[Records with drawing code]
-=-=-=-=-

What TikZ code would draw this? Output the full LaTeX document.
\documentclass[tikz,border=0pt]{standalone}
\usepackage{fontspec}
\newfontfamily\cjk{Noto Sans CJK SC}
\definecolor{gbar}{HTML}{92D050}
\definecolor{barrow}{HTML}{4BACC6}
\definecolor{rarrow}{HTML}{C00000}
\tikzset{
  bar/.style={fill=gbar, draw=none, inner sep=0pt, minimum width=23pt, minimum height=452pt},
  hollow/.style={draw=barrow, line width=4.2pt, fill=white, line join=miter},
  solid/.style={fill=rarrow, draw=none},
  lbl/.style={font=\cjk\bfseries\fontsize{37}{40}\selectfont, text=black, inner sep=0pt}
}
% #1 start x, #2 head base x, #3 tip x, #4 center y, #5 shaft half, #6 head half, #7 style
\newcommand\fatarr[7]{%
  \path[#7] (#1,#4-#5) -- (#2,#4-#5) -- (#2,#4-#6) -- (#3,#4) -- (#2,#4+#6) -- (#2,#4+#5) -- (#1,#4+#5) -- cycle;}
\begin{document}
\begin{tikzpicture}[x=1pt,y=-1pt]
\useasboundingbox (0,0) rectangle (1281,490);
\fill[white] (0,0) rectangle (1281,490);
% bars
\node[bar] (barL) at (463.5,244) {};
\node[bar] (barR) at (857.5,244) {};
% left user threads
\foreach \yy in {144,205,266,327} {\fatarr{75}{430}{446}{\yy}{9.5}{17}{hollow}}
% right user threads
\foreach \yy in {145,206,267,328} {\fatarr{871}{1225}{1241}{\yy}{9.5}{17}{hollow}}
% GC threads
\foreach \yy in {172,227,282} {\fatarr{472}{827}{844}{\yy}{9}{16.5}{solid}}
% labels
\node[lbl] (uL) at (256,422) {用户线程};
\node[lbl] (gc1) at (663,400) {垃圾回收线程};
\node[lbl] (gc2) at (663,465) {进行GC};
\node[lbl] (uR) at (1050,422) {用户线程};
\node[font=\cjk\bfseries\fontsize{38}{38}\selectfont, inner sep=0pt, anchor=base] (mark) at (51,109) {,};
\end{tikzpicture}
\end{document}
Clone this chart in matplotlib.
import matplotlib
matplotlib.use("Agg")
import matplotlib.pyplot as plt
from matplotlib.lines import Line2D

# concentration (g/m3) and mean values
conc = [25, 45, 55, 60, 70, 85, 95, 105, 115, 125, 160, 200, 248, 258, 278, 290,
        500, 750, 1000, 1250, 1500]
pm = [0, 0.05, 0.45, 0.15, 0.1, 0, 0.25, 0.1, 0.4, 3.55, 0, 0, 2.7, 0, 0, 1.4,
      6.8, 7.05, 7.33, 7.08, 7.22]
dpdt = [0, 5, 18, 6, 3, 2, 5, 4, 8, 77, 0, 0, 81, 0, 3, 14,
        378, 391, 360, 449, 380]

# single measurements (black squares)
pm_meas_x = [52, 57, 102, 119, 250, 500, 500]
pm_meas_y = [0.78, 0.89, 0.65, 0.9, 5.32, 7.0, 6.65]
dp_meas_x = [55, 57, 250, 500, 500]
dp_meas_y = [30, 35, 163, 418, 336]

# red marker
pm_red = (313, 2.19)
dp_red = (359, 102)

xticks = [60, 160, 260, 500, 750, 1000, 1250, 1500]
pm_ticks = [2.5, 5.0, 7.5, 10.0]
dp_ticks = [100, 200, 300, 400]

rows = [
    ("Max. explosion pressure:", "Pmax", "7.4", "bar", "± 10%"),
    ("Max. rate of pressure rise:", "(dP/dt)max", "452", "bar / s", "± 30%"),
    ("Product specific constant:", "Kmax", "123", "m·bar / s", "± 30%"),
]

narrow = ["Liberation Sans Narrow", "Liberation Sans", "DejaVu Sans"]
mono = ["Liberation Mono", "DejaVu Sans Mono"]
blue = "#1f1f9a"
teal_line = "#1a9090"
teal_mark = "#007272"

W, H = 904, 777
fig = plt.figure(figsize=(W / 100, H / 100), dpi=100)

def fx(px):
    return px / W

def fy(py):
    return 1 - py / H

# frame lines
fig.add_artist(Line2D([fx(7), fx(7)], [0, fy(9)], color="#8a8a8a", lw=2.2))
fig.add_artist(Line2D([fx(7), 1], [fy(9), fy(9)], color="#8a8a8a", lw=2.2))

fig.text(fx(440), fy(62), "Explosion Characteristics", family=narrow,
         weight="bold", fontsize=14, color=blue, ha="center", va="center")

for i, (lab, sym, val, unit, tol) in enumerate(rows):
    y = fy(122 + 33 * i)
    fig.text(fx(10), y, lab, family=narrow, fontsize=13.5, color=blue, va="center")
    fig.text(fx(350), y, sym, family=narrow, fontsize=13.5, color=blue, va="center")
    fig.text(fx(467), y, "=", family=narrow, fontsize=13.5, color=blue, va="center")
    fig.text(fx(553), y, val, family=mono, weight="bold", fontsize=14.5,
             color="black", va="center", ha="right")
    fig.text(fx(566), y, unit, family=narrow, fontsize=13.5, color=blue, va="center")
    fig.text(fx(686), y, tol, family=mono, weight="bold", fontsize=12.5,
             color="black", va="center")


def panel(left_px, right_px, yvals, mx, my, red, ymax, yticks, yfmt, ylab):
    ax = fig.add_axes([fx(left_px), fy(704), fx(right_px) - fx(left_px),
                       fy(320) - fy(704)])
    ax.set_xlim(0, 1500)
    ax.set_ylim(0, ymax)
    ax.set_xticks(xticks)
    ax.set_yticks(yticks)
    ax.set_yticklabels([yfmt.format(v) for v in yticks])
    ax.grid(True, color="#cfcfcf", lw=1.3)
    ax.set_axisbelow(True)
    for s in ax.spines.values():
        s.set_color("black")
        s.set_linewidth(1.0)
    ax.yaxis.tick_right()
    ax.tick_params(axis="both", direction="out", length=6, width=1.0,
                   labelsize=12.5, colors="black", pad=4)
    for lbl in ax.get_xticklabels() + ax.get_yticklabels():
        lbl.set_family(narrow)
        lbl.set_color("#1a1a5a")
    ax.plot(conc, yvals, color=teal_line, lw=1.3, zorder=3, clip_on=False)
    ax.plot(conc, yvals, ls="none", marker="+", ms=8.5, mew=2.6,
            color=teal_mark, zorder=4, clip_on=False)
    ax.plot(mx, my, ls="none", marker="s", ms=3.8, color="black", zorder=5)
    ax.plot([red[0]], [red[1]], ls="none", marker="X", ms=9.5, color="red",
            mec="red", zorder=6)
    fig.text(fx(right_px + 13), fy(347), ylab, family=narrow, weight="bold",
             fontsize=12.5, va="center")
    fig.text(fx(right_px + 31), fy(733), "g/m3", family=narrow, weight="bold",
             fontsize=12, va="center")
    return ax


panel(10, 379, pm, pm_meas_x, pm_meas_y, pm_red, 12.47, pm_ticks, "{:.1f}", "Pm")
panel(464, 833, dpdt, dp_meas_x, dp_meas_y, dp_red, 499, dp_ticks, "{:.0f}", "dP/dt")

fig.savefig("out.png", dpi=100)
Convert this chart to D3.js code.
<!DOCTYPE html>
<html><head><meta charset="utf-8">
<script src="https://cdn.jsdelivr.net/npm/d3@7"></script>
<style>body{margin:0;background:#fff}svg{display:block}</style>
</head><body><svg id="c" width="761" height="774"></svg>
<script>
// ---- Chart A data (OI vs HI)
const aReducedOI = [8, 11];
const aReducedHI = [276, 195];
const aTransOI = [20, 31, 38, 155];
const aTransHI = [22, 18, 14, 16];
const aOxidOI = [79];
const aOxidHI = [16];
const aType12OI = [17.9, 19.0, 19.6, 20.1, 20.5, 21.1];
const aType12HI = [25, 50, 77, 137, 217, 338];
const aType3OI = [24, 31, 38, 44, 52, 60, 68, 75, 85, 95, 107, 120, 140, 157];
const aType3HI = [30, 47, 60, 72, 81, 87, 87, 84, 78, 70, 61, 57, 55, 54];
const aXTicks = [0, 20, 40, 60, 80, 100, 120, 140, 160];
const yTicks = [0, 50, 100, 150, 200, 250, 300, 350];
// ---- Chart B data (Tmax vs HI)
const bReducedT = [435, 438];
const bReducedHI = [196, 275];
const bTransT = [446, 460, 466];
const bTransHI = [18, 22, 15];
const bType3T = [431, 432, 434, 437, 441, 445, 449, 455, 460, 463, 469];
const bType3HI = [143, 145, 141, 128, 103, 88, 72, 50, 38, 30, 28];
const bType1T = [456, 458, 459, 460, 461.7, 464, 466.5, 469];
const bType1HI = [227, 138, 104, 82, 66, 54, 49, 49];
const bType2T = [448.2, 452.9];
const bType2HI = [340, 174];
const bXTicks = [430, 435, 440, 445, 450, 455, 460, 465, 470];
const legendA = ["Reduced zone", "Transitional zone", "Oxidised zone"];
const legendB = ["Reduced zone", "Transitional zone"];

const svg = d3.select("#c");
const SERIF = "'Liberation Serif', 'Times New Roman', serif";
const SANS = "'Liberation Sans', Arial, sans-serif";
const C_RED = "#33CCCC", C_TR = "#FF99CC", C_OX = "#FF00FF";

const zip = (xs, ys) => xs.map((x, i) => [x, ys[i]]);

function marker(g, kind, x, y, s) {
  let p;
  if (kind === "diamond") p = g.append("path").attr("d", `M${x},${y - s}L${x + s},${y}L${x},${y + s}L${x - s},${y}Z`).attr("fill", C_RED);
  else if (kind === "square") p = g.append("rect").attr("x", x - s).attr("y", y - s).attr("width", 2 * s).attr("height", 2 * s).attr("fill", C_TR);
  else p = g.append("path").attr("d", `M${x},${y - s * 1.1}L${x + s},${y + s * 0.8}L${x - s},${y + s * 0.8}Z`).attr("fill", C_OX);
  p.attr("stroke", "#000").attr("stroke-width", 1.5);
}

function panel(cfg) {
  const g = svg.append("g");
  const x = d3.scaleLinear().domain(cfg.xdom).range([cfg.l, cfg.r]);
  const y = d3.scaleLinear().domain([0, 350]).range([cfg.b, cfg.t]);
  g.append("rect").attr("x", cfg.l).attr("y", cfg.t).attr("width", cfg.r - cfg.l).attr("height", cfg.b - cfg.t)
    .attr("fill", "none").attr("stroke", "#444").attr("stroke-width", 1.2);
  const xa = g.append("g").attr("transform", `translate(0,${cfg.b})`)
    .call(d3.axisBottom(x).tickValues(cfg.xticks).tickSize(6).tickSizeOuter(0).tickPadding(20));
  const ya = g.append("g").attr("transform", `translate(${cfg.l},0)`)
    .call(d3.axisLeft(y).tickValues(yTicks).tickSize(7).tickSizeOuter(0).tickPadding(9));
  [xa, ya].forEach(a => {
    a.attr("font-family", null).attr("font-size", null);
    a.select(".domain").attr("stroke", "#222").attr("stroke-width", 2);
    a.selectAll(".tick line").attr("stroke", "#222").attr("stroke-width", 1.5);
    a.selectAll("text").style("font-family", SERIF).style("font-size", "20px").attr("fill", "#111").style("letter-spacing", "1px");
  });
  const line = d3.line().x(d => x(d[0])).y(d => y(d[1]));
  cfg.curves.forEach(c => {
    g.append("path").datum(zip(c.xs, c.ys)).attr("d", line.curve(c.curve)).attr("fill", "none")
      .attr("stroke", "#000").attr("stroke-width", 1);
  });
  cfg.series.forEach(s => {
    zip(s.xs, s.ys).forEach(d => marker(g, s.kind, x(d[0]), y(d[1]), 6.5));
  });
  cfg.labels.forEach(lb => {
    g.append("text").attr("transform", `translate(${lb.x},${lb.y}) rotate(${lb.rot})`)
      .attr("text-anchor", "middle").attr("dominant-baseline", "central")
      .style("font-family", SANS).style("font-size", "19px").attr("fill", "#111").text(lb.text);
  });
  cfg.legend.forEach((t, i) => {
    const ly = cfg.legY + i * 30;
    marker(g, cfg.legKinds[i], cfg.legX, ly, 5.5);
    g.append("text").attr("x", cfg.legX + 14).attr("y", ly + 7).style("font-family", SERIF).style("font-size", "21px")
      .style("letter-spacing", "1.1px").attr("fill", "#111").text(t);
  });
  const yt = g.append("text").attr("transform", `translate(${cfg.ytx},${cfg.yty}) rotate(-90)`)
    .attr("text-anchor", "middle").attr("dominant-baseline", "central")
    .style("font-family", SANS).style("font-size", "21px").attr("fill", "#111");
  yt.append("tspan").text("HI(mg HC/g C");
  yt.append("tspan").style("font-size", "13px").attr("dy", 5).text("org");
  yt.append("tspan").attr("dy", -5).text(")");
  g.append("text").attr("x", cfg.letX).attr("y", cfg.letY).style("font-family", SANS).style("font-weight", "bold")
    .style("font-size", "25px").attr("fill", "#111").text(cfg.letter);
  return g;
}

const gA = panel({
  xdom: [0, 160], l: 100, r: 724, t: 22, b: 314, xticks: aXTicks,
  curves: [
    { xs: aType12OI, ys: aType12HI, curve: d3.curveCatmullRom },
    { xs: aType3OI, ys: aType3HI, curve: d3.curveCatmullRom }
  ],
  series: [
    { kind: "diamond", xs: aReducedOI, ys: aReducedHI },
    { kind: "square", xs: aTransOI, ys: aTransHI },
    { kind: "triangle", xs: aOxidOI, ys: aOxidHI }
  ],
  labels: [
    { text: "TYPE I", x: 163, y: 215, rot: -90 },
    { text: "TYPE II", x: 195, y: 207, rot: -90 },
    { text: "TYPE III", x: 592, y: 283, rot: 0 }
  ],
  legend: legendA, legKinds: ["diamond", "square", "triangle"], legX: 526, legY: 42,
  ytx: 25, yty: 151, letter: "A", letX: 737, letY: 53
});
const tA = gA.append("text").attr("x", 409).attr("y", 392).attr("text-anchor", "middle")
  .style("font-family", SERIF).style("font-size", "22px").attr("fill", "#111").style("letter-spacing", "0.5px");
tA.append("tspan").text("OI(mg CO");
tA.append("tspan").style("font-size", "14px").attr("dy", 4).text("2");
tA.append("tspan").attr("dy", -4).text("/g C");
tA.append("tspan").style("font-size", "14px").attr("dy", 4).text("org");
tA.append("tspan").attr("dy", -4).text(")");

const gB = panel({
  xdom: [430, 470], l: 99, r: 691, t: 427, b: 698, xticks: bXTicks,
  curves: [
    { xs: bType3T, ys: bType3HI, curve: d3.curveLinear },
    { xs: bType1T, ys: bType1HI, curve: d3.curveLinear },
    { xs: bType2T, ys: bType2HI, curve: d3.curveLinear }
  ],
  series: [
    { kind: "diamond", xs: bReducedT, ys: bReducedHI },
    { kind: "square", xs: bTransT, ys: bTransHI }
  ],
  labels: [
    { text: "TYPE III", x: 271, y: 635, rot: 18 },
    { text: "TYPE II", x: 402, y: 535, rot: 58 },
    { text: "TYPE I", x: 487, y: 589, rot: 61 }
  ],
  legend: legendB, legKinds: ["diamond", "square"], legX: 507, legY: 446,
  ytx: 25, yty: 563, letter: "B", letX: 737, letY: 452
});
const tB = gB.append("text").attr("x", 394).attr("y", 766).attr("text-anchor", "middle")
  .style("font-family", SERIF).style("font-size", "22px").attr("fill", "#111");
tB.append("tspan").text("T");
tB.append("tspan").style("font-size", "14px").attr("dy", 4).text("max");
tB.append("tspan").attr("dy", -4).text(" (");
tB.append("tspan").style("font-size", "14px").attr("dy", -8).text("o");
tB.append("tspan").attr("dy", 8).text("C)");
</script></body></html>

-=-=-=-=-

### Given request
Quote the records from their first line to the line with "from matplotlib.lines import Line2D", inclusive, without adding or dropping anything.

### Response to this exercise
What TikZ code would draw this? Output the full LaTeX document.
\documentclass[tikz,border=0pt]{standalone}
\usepackage{fontspec}
\newfontfamily\cjk{Noto Sans CJK SC}
\definecolor{gbar}{HTML}{92D050}
\definecolor{barrow}{HTML}{4BACC6}
\definecolor{rarrow}{HTML}{C00000}
\tikzset{
  bar/.style={fill=gbar, draw=none, inner sep=0pt, minimum width=23pt, minimum height=452pt},
  hollow/.style={draw=barrow, line width=4.2pt, fill=white, line join=miter},
  solid/.style={fill=rarrow, draw=none},
  lbl/.style={font=\cjk\bfseries\fontsize{37}{40}\selectfont, text=black, inner sep=0pt}
}
% #1 start x, #2 head base x, #3 tip x, #4 center y, #5 shaft half, #6 head half, #7 style
\newcommand\fatarr[7]{%
  \path[#7] (#1,#4-#5) -- (#2,#4-#5) -- (#2,#4-#6) -- (#3,#4) -- (#2,#4+#6) -- (#2,#4+#5) -- (#1,#4+#5) -- cycle;}
\begin{document}
\begin{tikzpicture}[x=1pt,y=-1pt]
\useasboundingbox (0,0) rectangle (1281,490);
\fill[white] (0,0) rectangle (1281,490);
% bars
\node[bar] (barL) at (463.5,244) {};
\node[bar] (barR) at (857.5,244) {};
% left user threads
\foreach \yy in {144,205,266,327} {\fatarr{75}{430}{446}{\yy}{9.5}{17}{hollow}}
% right user threads
\foreach \yy in {145,206,267,328} {\fatarr{871}{1225}{1241}{\yy}{9.5}{17}{hollow}}
% GC threads
\foreach \yy in {172,227,282} {\fatarr{472}{827}{844}{\yy}{9}{16.5}{solid}}
% labels
\node[lbl] (uL) at (256,422) {用户线程};
\node[lbl] (gc1) at (663,400) {垃圾回收线程};
\node[lbl] (gc2) at (663,465) {进行GC};
\node[lbl] (uR) at (1050,422) {用户线程};
\node[font=\cjk\bfseries\fontsize{38}{38}\selectfont, inner sep=0pt, anchor=base] (mark) at (51,109) {,};
\end{tikzpicture}
\end{document}
Clone this chart in matplotlib.
import matplotlib
matplotlib.use("Agg")
import matplotlib.pyplot as plt
from matplotlib.lines import Line2D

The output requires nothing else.